# [Written instruction]
Whenever a line below holds the word "this", copy that line.

Entries taken from a collection
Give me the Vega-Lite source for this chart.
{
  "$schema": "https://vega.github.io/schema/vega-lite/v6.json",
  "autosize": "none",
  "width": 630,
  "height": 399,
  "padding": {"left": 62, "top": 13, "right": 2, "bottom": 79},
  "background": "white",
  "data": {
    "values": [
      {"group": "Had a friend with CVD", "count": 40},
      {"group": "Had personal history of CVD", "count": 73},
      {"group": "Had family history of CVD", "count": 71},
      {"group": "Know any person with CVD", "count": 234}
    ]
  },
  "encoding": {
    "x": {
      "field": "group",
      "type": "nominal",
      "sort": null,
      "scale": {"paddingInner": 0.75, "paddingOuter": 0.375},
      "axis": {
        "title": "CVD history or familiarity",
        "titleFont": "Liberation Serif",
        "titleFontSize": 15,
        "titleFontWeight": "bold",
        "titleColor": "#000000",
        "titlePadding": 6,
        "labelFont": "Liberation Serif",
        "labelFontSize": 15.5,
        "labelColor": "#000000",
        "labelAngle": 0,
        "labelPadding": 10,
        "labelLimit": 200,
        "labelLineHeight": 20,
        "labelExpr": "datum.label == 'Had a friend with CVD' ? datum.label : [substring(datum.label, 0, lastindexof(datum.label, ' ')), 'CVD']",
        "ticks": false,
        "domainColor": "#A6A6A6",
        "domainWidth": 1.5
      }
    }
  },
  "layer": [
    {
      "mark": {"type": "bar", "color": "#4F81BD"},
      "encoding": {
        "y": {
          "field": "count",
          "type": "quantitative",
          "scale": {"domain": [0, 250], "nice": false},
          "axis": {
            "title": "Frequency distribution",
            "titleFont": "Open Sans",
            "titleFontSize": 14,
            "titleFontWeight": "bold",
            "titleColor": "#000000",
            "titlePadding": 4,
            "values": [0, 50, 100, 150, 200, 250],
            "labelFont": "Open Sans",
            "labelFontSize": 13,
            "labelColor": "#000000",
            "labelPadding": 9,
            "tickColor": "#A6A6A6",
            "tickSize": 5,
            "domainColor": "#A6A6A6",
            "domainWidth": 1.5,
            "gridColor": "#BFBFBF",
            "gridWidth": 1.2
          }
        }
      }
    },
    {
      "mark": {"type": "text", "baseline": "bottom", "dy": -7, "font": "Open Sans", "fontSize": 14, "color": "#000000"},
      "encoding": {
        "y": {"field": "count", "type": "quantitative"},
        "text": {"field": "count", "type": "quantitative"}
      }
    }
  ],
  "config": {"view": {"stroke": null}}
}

...

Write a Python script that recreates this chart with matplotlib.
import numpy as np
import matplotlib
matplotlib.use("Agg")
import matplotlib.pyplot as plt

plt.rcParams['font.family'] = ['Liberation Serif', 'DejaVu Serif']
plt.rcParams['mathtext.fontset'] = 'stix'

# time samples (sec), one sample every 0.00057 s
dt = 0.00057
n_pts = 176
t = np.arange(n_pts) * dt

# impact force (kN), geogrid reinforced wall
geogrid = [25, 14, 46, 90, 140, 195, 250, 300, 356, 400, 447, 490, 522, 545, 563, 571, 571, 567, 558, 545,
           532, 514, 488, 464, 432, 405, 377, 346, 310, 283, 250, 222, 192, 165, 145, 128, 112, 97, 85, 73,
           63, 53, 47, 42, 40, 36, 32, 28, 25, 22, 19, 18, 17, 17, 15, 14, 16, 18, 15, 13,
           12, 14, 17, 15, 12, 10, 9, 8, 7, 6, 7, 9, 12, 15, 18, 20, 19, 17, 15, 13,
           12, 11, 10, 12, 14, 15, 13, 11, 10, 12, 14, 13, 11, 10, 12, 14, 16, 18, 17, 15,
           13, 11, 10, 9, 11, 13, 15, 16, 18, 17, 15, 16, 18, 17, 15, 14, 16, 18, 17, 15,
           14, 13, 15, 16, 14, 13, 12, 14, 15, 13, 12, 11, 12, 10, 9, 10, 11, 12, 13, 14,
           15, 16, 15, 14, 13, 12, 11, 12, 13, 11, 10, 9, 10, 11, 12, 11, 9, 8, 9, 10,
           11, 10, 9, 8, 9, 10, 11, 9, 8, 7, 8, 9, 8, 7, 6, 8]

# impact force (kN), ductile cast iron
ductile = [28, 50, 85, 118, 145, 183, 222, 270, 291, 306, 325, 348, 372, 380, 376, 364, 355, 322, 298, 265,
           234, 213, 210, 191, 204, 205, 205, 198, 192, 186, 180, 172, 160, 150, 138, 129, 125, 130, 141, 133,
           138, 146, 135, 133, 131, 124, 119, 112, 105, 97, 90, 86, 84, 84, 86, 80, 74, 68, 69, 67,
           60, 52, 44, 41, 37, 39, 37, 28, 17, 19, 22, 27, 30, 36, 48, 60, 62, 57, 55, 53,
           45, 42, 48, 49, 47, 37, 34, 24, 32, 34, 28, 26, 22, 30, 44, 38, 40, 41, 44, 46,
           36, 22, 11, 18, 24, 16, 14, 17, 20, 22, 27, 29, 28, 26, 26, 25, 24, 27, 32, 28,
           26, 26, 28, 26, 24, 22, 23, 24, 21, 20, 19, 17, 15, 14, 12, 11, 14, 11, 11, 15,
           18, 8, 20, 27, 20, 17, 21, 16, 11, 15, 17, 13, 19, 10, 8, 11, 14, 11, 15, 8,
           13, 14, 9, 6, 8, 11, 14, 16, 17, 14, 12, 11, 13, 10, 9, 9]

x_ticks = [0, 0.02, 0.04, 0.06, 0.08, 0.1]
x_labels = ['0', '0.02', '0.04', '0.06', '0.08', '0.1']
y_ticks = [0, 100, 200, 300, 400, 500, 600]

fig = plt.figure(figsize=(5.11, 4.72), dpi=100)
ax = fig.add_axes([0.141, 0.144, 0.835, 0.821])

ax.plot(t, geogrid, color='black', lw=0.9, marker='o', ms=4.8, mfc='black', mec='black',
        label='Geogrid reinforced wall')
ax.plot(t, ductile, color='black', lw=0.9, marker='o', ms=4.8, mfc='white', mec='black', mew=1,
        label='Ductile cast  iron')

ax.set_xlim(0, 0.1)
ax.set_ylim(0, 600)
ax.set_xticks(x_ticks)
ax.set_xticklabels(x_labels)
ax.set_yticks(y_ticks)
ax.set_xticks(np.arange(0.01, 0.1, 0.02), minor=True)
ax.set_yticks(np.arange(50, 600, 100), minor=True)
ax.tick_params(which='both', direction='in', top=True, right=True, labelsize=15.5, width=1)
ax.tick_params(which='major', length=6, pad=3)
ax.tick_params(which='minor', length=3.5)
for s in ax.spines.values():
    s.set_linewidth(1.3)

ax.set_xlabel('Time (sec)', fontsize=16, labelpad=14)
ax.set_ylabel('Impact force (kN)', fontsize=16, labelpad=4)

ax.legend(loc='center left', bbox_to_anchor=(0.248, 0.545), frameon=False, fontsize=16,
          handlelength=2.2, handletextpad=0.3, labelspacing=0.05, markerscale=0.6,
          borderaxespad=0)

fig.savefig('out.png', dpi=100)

# [Result]
Give me the Vega-Lite source for this chart.
Write a Python script that recreates this chart with matplotlib.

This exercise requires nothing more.